Formation of the Majiayao gold deposit, Jiaodong Peninsula, eastern China: Constraints from fluid inclusions, H–O–S–Pb isotopes, and pyrite Rb–Sr age

Abstract

The Majiayao gold deposit at Qixia in Shandong Province is a typical gold deposit of medium–low temperature hydrothermal veins. This gold deposit is one of the most important types in the Jiaodong Peninsula. Four stages have been identified based on the cross‐cutting relationships and mineralogical and textural characteristics. The study of quartz vein fluid inclusions show that the inclusions can be divided into three categories: pure liquid or pure gas phase inclusions (type S), two‐phase gas and liquid inclusions (type W), and three‐phase inclusions rich in CO2 (type C). The results of laser Raman probe analysis show that the fluid inclusions are generally rich in CO2, thus forming a typical CO2–H2O–NaCl system. The fluid temperature results show that in stage I, only the type W fluid inclusions are identified by microthermometry, the homogenized temperatures (to liquid) are 210–343°C and mostly range from 260 to 280°C, the range of salinity is 1.57–10.98 wt.% NaCl, with a peak value of 8–11 wt.% NaCl, and the density is 0.65–1.02 g/cm3, with a peak value of 0.81–0.87 g/cm3; in stages II and III, the primary fluid inclusion assemblages include both type W and C inclusions, which show similar phase‐transition temperatures and are trapped between 190 and 300°C, and the peak values of salinities are 4–10 wt.% NaCl equivalent; and in stage IV, the total homogenization temperatures (Th‐TOT) into liquid range from 120 to 220°C, and the range of salinities is 4.2–7.9 wt.% NaCl. These values indicate that temperature, salinity, and density gradually decreased from the early to late mineralization stage.
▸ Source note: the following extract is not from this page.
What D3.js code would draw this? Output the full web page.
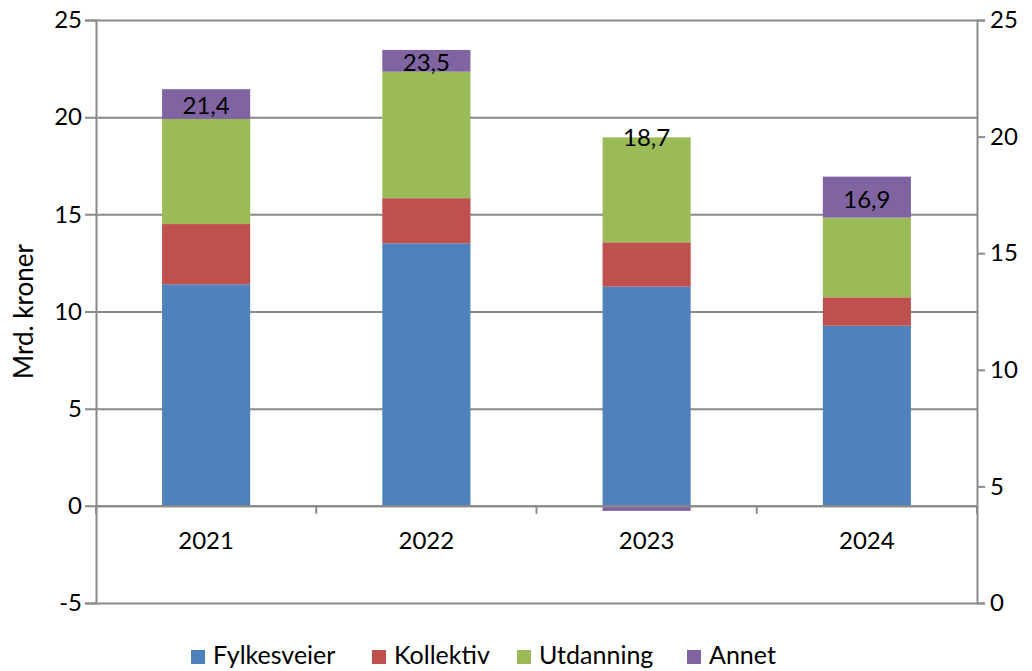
<!DOCTYPE html>
<html>
<head>
<meta charset="utf-8">
<script src="https://cdn.jsdelivr.net/npm/d3@7"></script>
<style>
  html, body { margin: 0; padding: 0; background: #fff; }
  svg text { font-family: Lato, "Open Sans", sans-serif; fill: #000; }
</style>
</head>
<body>
<svg id="chart" width="1032" height="671"></svg>
<script>
// ---- data (Mrd. kroner) ----
const years       = ['2021', '2022', '2023', '2024'];
const seriesNames = ['Fylkesveier', 'Kollektiv', 'Utdanning', 'Annet'];
const fylkesveier = [11.40, 13.51, 11.28, 9.27];
const kollektiv   = [3.10, 2.32, 2.28, 1.46];
const utdanning   = [5.41, 6.51, 5.40, 4.10];
const annet       = [1.53, 1.12, -0.26, 2.11];
const leftTicks   = [-5, 0, 5, 10, 15, 20, 25];
const rightTicks  = [0, 5, 10, 15, 20, 25];

const colors = ['#4f81bd', '#c0504d', '#9bbb59', '#8064a2'];
const gridCol = '#8a8a8a';

const rows = years.map((y, i) => ({
  year: y,
  Fylkesveier: fylkesveier[i],
  Kollektiv: kollektiv[i],
  Utdanning: utdanning[i],
  Annet: annet[i]
}));

const svg = d3.select('#chart');
const plot = { left: 96, right: 977, top: 20, bottom: 603 };

const x  = d3.scaleBand().domain(years).range([plot.left, plot.right])
  .paddingInner(0.6).paddingOuter(0.3);
const y  = d3.scaleLinear().domain([-5, 25]).range([plot.bottom, plot.top]);
const y2 = d3.scaleLinear().domain([0, 25]).range([plot.bottom, plot.top]);

/* gridlines + left axis */
const yAxis = svg.append('g')
  .attr('transform', `translate(${plot.left},0)`)
  .call(d3.axisLeft(y).tickValues(leftTicks).tickFormat(d => String(d))
    .tickSize(11).tickPadding(4));
yAxis.select('.domain').attr('stroke', gridCol).attr('stroke-width', 2);
yAxis.selectAll('.tick line')
  .attr('x2', plot.right - plot.left)
  .attr('x1', -11)
  .attr('stroke', gridCol).attr('stroke-width', 2);
yAxis.selectAll('.tick text').style('font-size', '24px').attr('x', -14);

/* right axis */
const y2Axis = svg.append('g')
  .attr('transform', `translate(${plot.right},0)`)
  .call(d3.axisRight(y2).tickValues(rightTicks).tickSize(8).tickPadding(5));
y2Axis.select('.domain').attr('stroke', gridCol).attr('stroke-width', 2);
y2Axis.selectAll('.tick line').attr('stroke', gridCol).attr('stroke-width', 2);
y2Axis.selectAll('.tick text').style('font-size', '24px');

/* stacked bars */
const stack = d3.stack().keys(seriesNames).offset(d3.stackOffsetDiverging);
const layers = stack(rows);

svg.append('g').selectAll('g').data(layers).join('g')
  .attr('fill', (d, i) => colors[i])
  .selectAll('rect').data(d => d).join('rect')
  .attr('x', d => x(d.data.year))
  .attr('width', x.bandwidth())
  .attr('y', d => y(d[1]))
  .attr('height', d => y(d[0]) - y(d[1]));

/* category axis on zero line */
const xAxis = svg.append('g')
  .attr('transform', `translate(0,${y(0)})`)
  .call(d3.axisBottom(x).tickSize(0).tickPadding(26));
xAxis.select('.domain').attr('stroke', gridCol).attr('stroke-width', 2);
xAxis.selectAll('.tick text').style('font-size', '24px');
const step = x.step();
const sep = d3.range(years.length + 1).map(i => plot.left + i * step);
xAxis.selectAll('line.sep').data(sep).join('line')
  .attr('class', 'sep')
  .attr('x1', d => d).attr('x2', d => d)
  .attr('y1', 0).attr('y2', 8)
  .attr('stroke', gridCol).attr('stroke-width', 2);

/* total labels */
const fmt = v => d3.format('.1f')(v).replace('.', ',');
const topLayer = layers[layers.length - 1];
svg.append('g').selectAll('text').data(rows).join('text')
  .attr('x', d => x(d.year) + x.bandwidth() / 2)
  .attr('y', (d, i) => {
    const seg = topLayer[i];
    return d.Annet > 0 ? (y(seg[0]) + y(seg[1])) / 2 + 2
      : y(d3.max(layers, l => l[i][1]));
  })
  .attr('dy', '0.35em')
  .attr('text-anchor', 'middle')
  .style('font-size', '24px')
  .text(d => fmt(seriesNames.reduce((s, k) => s + d[k], 0)));

/* y title */
svg.append('text')
  .attr('transform', `translate(33,${(plot.top + plot.bottom) / 2}) rotate(-90)`)
  .attr('text-anchor', 'middle')
  .style('font-size', '26px')
  .text('Mrd. kroner');

/* legend */
const legendX = [191, 372, 517, 687];
const legend = svg.append('g').selectAll('g').data(seriesNames).join('g')
  .attr('transform', (d, i) => `translate(${legendX[i]},655)`);
legend.append('rect').attr('x', 0).attr('y', -5).attr('width', 14).attr('height', 14)
  .attr('fill', (d, i) => colors[i]);
legend.append('text').attr('x', 22).attr('dy', '0.36em')
  .style('font-size', '25px').text(d => d);
</script>
</body>
</html>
The ore‐forming fluid of the deposit was a thermal liquid system with medium–low temperature, medium–low salinity, and low density and was rich in reducing CO2. The H–O isotope shows that the ore‐forming fluids were dominated by metamorphic fluid with only minor amounts of meteoric water involved in the ore‐forming process. According to the S, Pb, and Sr isotopes analysis, it indicated that the source of ore‐forming materials is mainly crustal fluid. The measured Rb–Sr isochron age of pyrite is 123.4 ± 2.9 Ma, which indicates that the metallogenic age corresponded to the Early Cretaceous.